L’agenzia di rating sul debito Fitch ha tagliato il giudizio sul Paese lusitano, portandolo da AA ad AA-, ha minacciato ulteriori possibili tagli e ha fatto sapere che l’outlook è negativo. Secondo Fitch, le prospettive di recupero del Portogallo sono deboli rispetto a quelle degli altri Stati dell’Eurozona aggiungendo che saranno necessari “importanti” misure finanziarie per poter contenere il deficit. La notizia non poteva arrivare in un momento peggiore. L’area, infatti, è ancora alle prese con il tentativo di salvataggio della Grecia su cui, nonostante il peggio sia passato grazie anche a un’emissione obbligazionaria da 5 miliardi di euro andata a ruba, non è ancora stato trovato un accordo a causa soprattutto dell’opposizione della Germania.

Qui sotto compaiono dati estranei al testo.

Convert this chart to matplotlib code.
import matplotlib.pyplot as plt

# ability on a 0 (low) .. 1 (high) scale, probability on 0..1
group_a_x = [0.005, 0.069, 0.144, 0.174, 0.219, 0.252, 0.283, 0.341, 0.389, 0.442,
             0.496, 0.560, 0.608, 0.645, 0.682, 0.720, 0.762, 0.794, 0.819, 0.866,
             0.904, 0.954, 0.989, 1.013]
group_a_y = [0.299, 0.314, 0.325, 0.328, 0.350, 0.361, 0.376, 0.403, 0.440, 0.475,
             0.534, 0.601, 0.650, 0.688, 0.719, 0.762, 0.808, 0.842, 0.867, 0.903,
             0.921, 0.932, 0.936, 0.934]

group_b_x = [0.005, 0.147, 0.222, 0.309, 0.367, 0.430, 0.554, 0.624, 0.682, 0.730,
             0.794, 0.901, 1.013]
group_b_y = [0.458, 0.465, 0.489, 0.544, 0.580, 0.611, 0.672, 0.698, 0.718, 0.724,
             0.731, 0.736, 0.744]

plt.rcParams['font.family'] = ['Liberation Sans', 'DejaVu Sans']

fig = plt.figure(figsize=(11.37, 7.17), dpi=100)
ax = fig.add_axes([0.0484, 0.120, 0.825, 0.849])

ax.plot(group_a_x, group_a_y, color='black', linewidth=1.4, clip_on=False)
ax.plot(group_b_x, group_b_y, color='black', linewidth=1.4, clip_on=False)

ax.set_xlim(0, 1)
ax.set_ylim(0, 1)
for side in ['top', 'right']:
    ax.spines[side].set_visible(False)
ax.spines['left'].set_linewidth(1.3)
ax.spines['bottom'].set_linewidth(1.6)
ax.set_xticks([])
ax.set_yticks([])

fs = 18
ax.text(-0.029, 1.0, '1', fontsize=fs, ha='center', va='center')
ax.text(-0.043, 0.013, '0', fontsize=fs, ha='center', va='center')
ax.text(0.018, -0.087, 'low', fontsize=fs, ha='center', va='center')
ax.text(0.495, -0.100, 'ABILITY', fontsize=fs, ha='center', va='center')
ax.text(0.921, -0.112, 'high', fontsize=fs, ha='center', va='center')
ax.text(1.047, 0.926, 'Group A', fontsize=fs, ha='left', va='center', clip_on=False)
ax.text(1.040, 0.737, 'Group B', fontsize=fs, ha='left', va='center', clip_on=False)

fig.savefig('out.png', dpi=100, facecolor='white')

Atene, nel frattempo, ha minacciato di rivolgersi al Fondo monetario internazionale per ottenere un prestito a basso costo. Una soluzione che non piace all’Unione europea, perché ne metterebbe in risalto l’incapacità di far fronte alle crisi. “Alla fine si arriverà a una soluzione del problema”, spiega Raphael Kassin, responsabile dell’obbligazionario mercati emergenti di Reyl Asset Management. “L’Europa non avrebbe dovuto permettere l’ingresso della Grecia fra i Paesi della moneta unica. Ma ora non può permettersi di lasciarla da sola. La posizione tedesca sembra più una scusa per mettere i bastoni fra le ruote all’entrata nel club della Turchia che in futuro potrebbe presentare gli stessi problemi”.

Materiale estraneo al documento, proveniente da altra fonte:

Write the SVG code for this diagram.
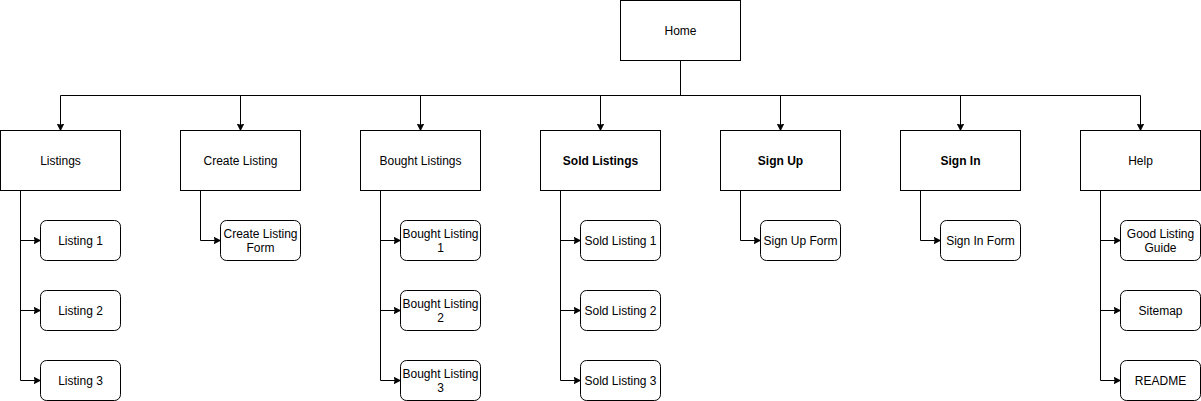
<svg xmlns="http://www.w3.org/2000/svg" width="1201" height="401" viewBox="0 0 1201 401">
<style>
.box{fill:#fff;stroke:#000;stroke-width:1}
.t{font-family:"Liberation Sans",Arial,sans-serif;font-size:12px;fill:#000;text-anchor:middle;dominant-baseline:central}
.b{font-weight:bold}
.c{fill:none;stroke:#000;stroke-width:1}
</style>
<defs>
<marker id="ah" viewBox="0 0 10 10" refX="10" refY="5" markerWidth="7" markerHeight="7" markerUnits="userSpaceOnUse" orient="auto">
<path d="M0,0 L10,5 L0,10 L2.5,5 Z" fill="#000" stroke="#000" stroke-width="1"/>
</marker>
</defs>
<rect width="1201" height="401" fill="#fff"/>
<g transform="translate(0.5,0.5)">
<g id="connectors">
<path class="c" d="M680,60 V95"/>
<path class="c" d="M60,95 H1140"/>
<path class="c" d="M60,95 V130" marker-end="url(#ah)"/>
<path class="c" d="M240,95 V130" marker-end="url(#ah)"/>
<path class="c" d="M420,95 V130" marker-end="url(#ah)"/>
<path class="c" d="M600,95 V130" marker-end="url(#ah)"/>
<path class="c" d="M780,95 V130" marker-end="url(#ah)"/>
<path class="c" d="M960,95 V130" marker-end="url(#ah)"/>
<path class="c" d="M1140,95 V130" marker-end="url(#ah)"/>
<path class="c" d="M20,190 V240 H40" marker-end="url(#ah)"/>
<path class="c" d="M20,190 V310 H40" marker-end="url(#ah)"/>
<path class="c" d="M20,190 V380 H40" marker-end="url(#ah)"/>
<path class="c" d="M200,190 V240 H220" marker-end="url(#ah)"/>
<path class="c" d="M380,190 V240 H400" marker-end="url(#ah)"/>
<path class="c" d="M380,190 V310 H400" marker-end="url(#ah)"/>
<path class="c" d="M380,190 V380 H400" marker-end="url(#ah)"/>
<path class="c" d="M560,190 V240 H580" marker-end="url(#ah)"/>
<path class="c" d="M560,190 V310 H580" marker-end="url(#ah)"/>
<path class="c" d="M560,190 V380 H580" marker-end="url(#ah)"/>
<path class="c" d="M740,190 V240 H760" marker-end="url(#ah)"/>
<path class="c" d="M920,190 V240 H940" marker-end="url(#ah)"/>
<path class="c" d="M1100,190 V240 H1120" marker-end="url(#ah)"/>
<path class="c" d="M1100,190 V310 H1120" marker-end="url(#ah)"/>
<path class="c" d="M1100,190 V380 H1120" marker-end="url(#ah)"/>
</g>
<g id="home"><rect class="box" x="620" y="0" width="120" height="60"/><text class="t" x="680" y="30">Home</text></g>
<g id="listings"><rect class="box" x="0" y="130" width="120" height="60"/><text class="t" x="60" y="160">Listings</text></g>
<g id="create-listing"><rect class="box" x="180" y="130" width="120" height="60"/><text class="t" x="240" y="160">Create Listing</text></g>
<g id="bought-listings"><rect class="box" x="360" y="130" width="120" height="60"/><text class="t" x="420" y="160">Bought Listings</text></g>
<g id="sold-listings"><rect class="box" x="540" y="130" width="120" height="60"/><text class="t b" x="600" y="160">Sold Listings</text></g>
<g id="sign-up"><rect class="box" x="720" y="130" width="120" height="60"/><text class="t b" x="780" y="160">Sign Up</text></g>
<g id="sign-in"><rect class="box" x="900" y="130" width="120" height="60"/><text class="t b" x="960" y="160">Sign In</text></g>
<g id="help"><rect class="box" x="1080" y="130" width="120" height="60"/><text class="t" x="1140" y="160">Help</text></g>

<g id="listing-1"><rect class="box" x="40" y="220" width="80" height="40" rx="6"/><text class="t" x="80" y="240">Listing 1</text></g>
<g id="listing-2"><rect class="box" x="40" y="290" width="80" height="40" rx="6"/><text class="t" x="80" y="310">Listing 2</text></g>
<g id="listing-3"><rect class="box" x="40" y="360" width="80" height="40" rx="6"/><text class="t" x="80" y="380">Listing 3</text></g>

<g id="create-listing-form"><rect class="box" x="220" y="220" width="80" height="40" rx="6"/><text class="t" x="260" y="233">Create Listing</text><text class="t" x="260" y="247">Form</text></g>

<g id="bought-listing-1"><rect class="box" x="400" y="220" width="80" height="40" rx="6"/><text class="t" x="440" y="233">Bought Listing</text><text class="t" x="440" y="247">1</text></g>
<g id="bought-listing-2"><rect class="box" x="400" y="290" width="80" height="40" rx="6"/><text class="t" x="440" y="303">Bought Listing</text><text class="t" x="440" y="317">2</text></g>
<g id="bought-listing-3"><rect class="box" x="400" y="360" width="80" height="40" rx="6"/><text class="t" x="440" y="373">Bought Listing</text><text class="t" x="440" y="387">3</text></g>

<g id="sold-listing-1"><rect class="box" x="580" y="220" width="80" height="40" rx="6"/><text class="t" x="620" y="240">Sold Listing 1</text></g>
<g id="sold-listing-2"><rect class="box" x="580" y="290" width="80" height="40" rx="6"/><text class="t" x="620" y="310">Sold Listing 2</text></g>
<g id="sold-listing-3"><rect class="box" x="580" y="360" width="80" height="40" rx="6"/><text class="t" x="620" y="380">Sold Listing 3</text></g>

<g id="sign-up-form"><rect class="box" x="760" y="220" width="80" height="40" rx="6"/><text class="t" x="800" y="240">Sign Up Form</text></g>
<g id="sign-in-form"><rect class="box" x="940" y="220" width="80" height="40" rx="6"/><text class="t" x="980" y="240">Sign In Form</text></g>

<g id="good-listing-guide"><rect class="box" x="1120" y="220" width="80" height="40" rx="6"/><text class="t" x="1160" y="233">Good Listing</text><text class="t" x="1160" y="247">Guide</text></g>
<g id="sitemap"><rect class="box" x="1120" y="290" width="80" height="40" rx="6"/><text class="t" x="1160" y="310">Sitemap</text></g>
<g id="readme"><rect class="box" x="1120" y="360" width="80" height="40" rx="6"/><text class="t" x="1160" y="380">README</text></g>
</g>
</svg>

Nel frattempo si osserva quello che succede in Irlanda. Il Paese ha lanciato la prima di una serie di emissioni obbligazionarie per raccogliere 20 miliardi di euro entro la fine di quest’anno. Il governo, intanto, si è impegnato a riportare il deficit al di sotto del 3% del Pil, attraverso un piano che prevede il taglio delle pensioni, l’aumento delle tasse e una sfoltita al personale dell’amministrazione pubblica.
Le riunioni sulle crisi degli Stati si sono trasformate anche nell’occasione per rimettere mano ai piani di salvataggio dalla tempesta scoppiata nel 2007. Alla Banca centrale europea, fra le altre cose, si è discusso anche dell’eliminazione delle misure monetarie straordinarie. Il presidente dell’istituto centrale, Jean-Claude Trichet, ha detto che le aste di rifinanziamento a tre mesi passeranno dal tasso fisso a quello variabile. Una mossa necessaria per drenare liquidità dal mercato. Imponendo un tasso variabile all’asta, sarà più oneroso per gli istituti primari farsi prestare soldi dall’Eurotower. Per quanto riguarda i tassi di interesse, non c’è stata nessuna mossa né da parte della Bce (il saggio di riferimento rimane all’1%), né della Bank of England (0,5%).
Il quadro macroeconomico uscito nelle scorse settimane, in ogni caso, non è rassicurante. Per quanto riguarda il lavoro, ad esempio, nel quarto trimestre del 2009, secondo i dati Eurostat, nei Paesi dell’area Euro gli occupati sono scesi dello 0,2% sul trimestre precedente e del 2% rispetto all'ultimo trimestre del 2008.